*Requirement*. Your job is to retype all of the data word for word, leaving every image out.

*Data segment*.
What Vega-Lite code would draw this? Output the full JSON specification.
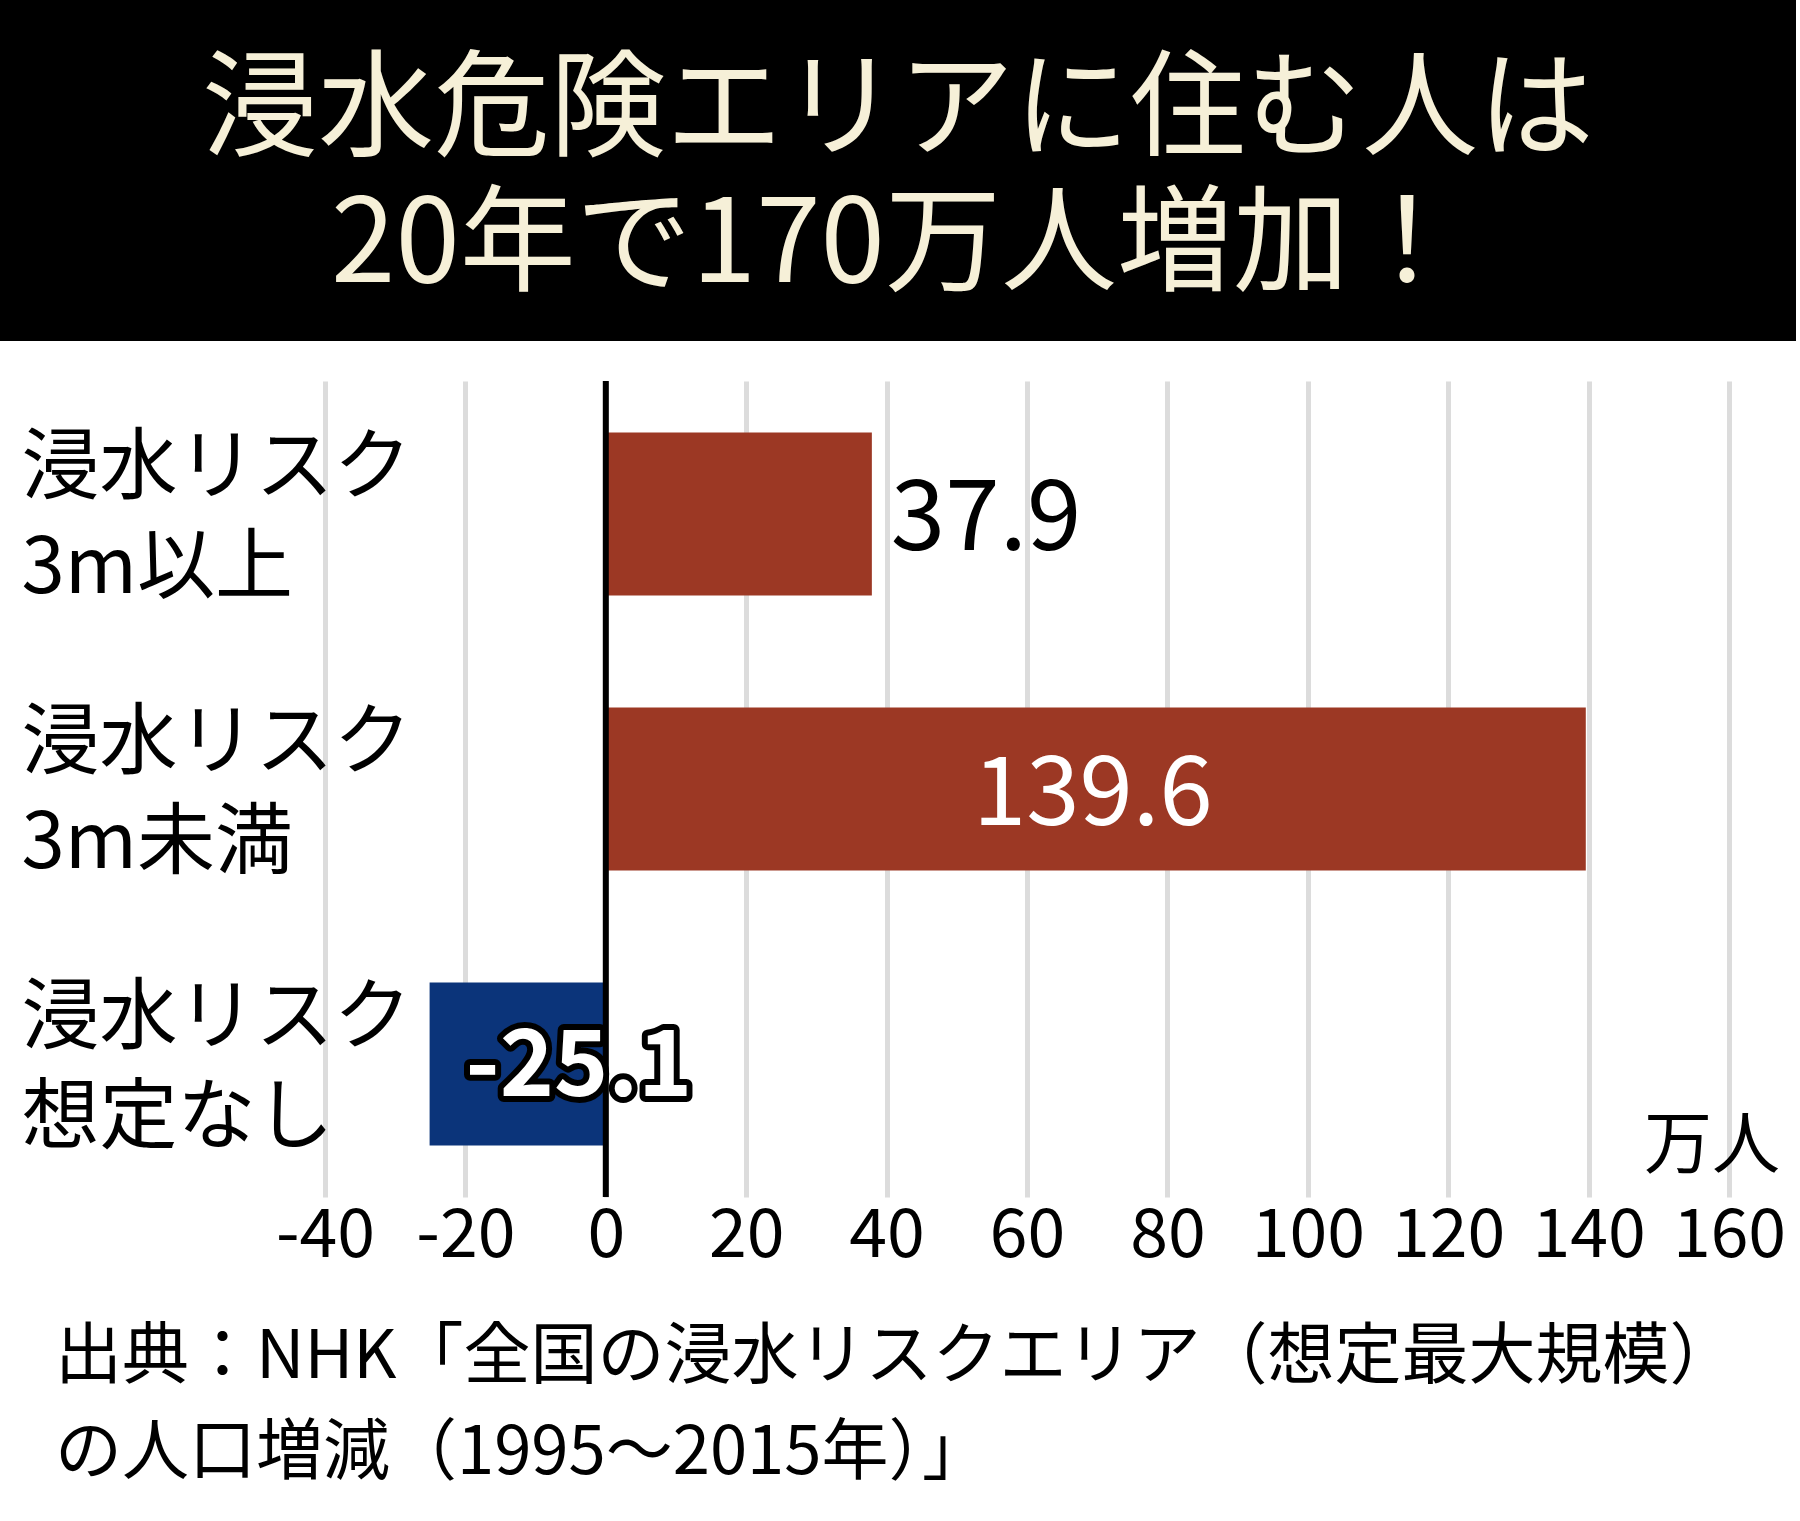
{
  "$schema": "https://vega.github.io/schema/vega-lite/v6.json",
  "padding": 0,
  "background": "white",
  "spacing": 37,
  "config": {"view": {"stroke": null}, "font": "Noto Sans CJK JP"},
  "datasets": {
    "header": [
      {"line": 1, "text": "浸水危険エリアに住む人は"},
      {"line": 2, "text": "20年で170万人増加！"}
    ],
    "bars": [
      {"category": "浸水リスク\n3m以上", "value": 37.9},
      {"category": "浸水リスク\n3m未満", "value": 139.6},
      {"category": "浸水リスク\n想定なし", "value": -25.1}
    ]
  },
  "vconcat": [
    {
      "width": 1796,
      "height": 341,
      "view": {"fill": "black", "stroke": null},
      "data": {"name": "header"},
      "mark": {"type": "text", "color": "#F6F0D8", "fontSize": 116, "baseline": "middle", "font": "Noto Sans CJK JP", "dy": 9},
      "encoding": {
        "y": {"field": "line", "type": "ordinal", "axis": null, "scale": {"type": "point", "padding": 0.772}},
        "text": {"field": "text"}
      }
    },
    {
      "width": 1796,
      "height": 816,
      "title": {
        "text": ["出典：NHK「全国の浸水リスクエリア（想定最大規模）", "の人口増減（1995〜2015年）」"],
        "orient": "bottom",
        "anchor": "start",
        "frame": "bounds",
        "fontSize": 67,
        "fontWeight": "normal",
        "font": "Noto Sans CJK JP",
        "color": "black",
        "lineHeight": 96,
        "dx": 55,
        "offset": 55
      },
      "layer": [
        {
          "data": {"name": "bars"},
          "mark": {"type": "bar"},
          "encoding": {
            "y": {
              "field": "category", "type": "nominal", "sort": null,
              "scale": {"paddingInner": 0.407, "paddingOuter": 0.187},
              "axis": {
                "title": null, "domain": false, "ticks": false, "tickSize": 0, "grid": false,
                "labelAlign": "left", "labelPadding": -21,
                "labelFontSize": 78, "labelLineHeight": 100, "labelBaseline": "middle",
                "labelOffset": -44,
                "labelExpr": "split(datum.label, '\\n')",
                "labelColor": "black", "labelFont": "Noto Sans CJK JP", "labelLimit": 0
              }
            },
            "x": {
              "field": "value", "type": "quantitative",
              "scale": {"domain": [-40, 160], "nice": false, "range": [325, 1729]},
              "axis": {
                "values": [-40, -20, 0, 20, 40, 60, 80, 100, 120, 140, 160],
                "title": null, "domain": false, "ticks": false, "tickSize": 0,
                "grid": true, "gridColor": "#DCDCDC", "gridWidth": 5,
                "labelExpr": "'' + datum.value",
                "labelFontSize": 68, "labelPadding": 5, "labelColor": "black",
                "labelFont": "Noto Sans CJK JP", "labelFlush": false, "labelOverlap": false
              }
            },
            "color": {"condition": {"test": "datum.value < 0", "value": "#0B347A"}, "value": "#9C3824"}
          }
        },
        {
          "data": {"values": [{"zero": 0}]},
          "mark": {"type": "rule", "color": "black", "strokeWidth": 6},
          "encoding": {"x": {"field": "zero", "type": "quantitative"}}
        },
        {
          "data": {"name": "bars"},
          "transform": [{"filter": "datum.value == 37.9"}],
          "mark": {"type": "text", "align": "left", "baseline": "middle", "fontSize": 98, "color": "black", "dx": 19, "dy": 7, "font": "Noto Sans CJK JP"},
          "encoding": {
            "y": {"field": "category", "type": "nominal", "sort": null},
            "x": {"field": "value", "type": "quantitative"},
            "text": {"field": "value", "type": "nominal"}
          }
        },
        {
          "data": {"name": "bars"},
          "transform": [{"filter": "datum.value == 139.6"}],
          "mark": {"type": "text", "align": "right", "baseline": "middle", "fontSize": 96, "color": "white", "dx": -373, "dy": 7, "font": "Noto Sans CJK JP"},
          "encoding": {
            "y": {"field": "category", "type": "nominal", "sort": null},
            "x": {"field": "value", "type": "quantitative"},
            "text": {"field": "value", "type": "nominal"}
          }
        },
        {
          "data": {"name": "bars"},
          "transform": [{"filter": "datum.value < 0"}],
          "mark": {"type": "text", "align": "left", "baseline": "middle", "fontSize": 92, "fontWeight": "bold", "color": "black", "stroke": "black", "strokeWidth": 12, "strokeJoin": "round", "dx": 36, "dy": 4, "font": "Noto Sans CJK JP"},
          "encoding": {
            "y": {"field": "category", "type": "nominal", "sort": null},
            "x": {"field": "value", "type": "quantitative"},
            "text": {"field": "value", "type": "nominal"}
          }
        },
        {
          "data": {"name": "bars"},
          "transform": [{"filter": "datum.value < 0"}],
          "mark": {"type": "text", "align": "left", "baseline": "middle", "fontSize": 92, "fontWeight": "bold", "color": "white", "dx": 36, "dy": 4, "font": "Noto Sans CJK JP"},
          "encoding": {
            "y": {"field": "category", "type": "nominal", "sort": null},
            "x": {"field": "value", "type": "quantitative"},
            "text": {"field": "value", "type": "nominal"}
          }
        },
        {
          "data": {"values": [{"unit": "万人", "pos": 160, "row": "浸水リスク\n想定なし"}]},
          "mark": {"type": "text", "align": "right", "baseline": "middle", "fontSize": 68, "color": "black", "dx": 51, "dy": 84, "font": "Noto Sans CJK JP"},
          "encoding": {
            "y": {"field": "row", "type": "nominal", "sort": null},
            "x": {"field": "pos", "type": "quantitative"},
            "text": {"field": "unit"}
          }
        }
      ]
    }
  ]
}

*Worked solution*.
What Vega-Lite code would draw this? Output the full JSON specification.
{
  "$schema": "https://vega.github.io/schema/vega-lite/v6.json",
  "padding": 0,
  "background": "white",
  "spacing": 37,
  "config": {"view": {"stroke": null}, "font": "Noto Sans CJK JP"},
  "datasets": {
    "header": [
      {"line": 1, "text": "浸水危険エリアに住む人は"},
      {"line": 2, "text": "20年で170万人増加！"}
    ],
    "bars": [
      {"category": "浸水リスク\n3m以上", "value": 37.9},
      {"category": "浸水リスク\n3m未満", "value": 139.6},
      {"category": "浸水リスク\n想定なし", "value": -25.1}
    ]
  },
  "vconcat": [
    {
      "width": 1796,
      "height": 341,
      "view": {"fill": "black", "stroke": null},
      "data": {"name": "header"},
      "mark": {"type": "text", "color": "#F6F0D8", "fontSize": 116, "baseline": "middle", "font": "Noto Sans CJK JP", "dy": 9},
      "encoding": {
        "y": {"field": "line", "type": "ordinal", "axis": null, "scale": {"type": "point", "padding": 0.772}},
        "text": {"field": "text"}
      }
    },
    {
      "width": 1796,
      "height": 816,
      "title": {
        "text": ["出典：NHK「全国の浸水リスクエリア（想定最大規模）", "の人口増減（1995〜2015年）」"],
        "orient": "bottom",
        "anchor": "start",
        "frame": "bounds",
        "fontSize": 67,
        "fontWeight": "normal",
        "font": "Noto Sans CJK JP",
        "color": "black",
        "lineHeight": 96,
        "dx": 55,
        "offset": 55
      },
      "layer": [
        {
          "data": {"name": "bars"},
          "mark": {"type": "bar"},
          "encoding": {
            "y": {
              "field": "category", "type": "nominal", "sort": null,
              "scale": {"paddingInner": 0.407, "paddingOuter": 0.187},
              "axis": {
                "title": null, "domain": false, "ticks": false, "tickSize": 0, "grid": false,
                "labelAlign": "left", "labelPadding": -21,
                "labelFontSize": 78, "labelLineHeight": 100, "labelBaseline": "middle",
                "labelOffset": -44,
                "labelExpr": "split(datum.label, '\\n')",
                "labelColor": "black", "labelFont": "Noto Sans CJK JP", "labelLimit": 0
              }
            },
            "x": {
              "field": "value", "type": "quantitative",
              "scale": {"domain": [-40, 160], "nice": false, "range": [325, 1729]},
              "axis": {
                "values": [-40, -20, 0, 20, 40, 60, 80, 100, 120, 140, 160],
                "title": null, "domain": false, "ticks": false, "tickSize": 0,
                "grid": true, "gridColor": "#DCDCDC", "gridWidth": 5,
                "labelExpr": "'' + datum.value",
                "labelFontSize": 68, "labelPadding": 5, "labelColor": "black",
                "labelFont": "Noto Sans CJK JP", "labelFlush": false, "labelOverlap": false
              }
            },
            "color": {"condition": {"test": "datum.value < 0", "value": "#0B347A"}, "value": "#9C3824"}
          }
        },
        {
          "data": {"values": [{"zero": 0}]},
          "mark": {"type": "rule", "color": "black", "strokeWidth": 6},
          "encoding": {"x": {"field": "zero", "type": "quantitative"}}
        },
        {
          "data": {"name": "bars"},
          "transform": [{"filter": "datum.value == 37.9"}],
          "mark": {"type": "text", "align": "left", "baseline": "middle", "fontSize": 98, "color": "black", "dx": 19, "dy": 7, "font": "Noto Sans CJK JP"},
          "encoding": {
            "y": {"field": "category", "type": "nominal", "sort": null},
            "x": {"field": "value", "type": "quantitative"},
            "text": {"field": "value", "type": "nominal"}
          }
        },
        {
          "data": {"name": "bars"},
          "transform": [{"filter": "datum.value == 139.6"}],
          "mark": {"type": "text", "align": "right", "baseline": "middle", "fontSize": 96, "color": "white", "dx": -373, "dy": 7, "font": "Noto Sans CJK JP"},
          "encoding": {
            "y": {"field": "category", "type": "nominal", "sort": null},
            "x": {"field": "value", "type": "quantitative"},
            "text": {"field": "value", "type": "nominal"}
          }
        },
        {
          "data": {"name": "bars"},
          "transform": [{"filter": "datum.value < 0"}],
          "mark": {"type": "text", "align": "left", "baseline": "middle", "fontSize": 92, "fontWeight": "bold", "color": "black", "stroke": "black", "strokeWidth": 12, "strokeJoin": "round", "dx": 36, "dy": 4, "font": "Noto Sans CJK JP"},
          "encoding": {
            "y": {"field": "category", "type": "nominal", "sort": null},
            "x": {"field": "value", "type": "quantitative"},
            "text": {"field": "value", "type": "nominal"}
          }
        },
        {
          "data": {"name": "bars"},
          "transform": [{"filter": "datum.value < 0"}],
          "mark": {"type": "text", "align": "left", "baseline": "middle", "fontSize": 92, "fontWeight": "bold", "color": "white", "dx": 36, "dy": 4, "font": "Noto Sans CJK JP"},
          "encoding": {
            "y": {"field": "category", "type": "nominal", "sort": null},
            "x": {"field": "value", "type": "quantitative"},
            "text": {"field": "value", "type": "nominal"}
          }
        },
        {
          "data": {"values": [{"unit": "万人", "pos": 160, "row": "浸水リスク\n想定なし"}]},
          "mark": {"type": "text", "align": "right", "baseline": "middle", "fontSize": 68, "color": "black", "dx": 51, "dy": 84, "font": "Noto Sans CJK JP"},
          "encoding": {
            "y": {"field": "row", "type": "nominal", "sort": null},
            "x": {"field": "pos", "type": "quantitative"},
            "text": {"field": "unit"}
          }
        }
      ]
    }
  ]
}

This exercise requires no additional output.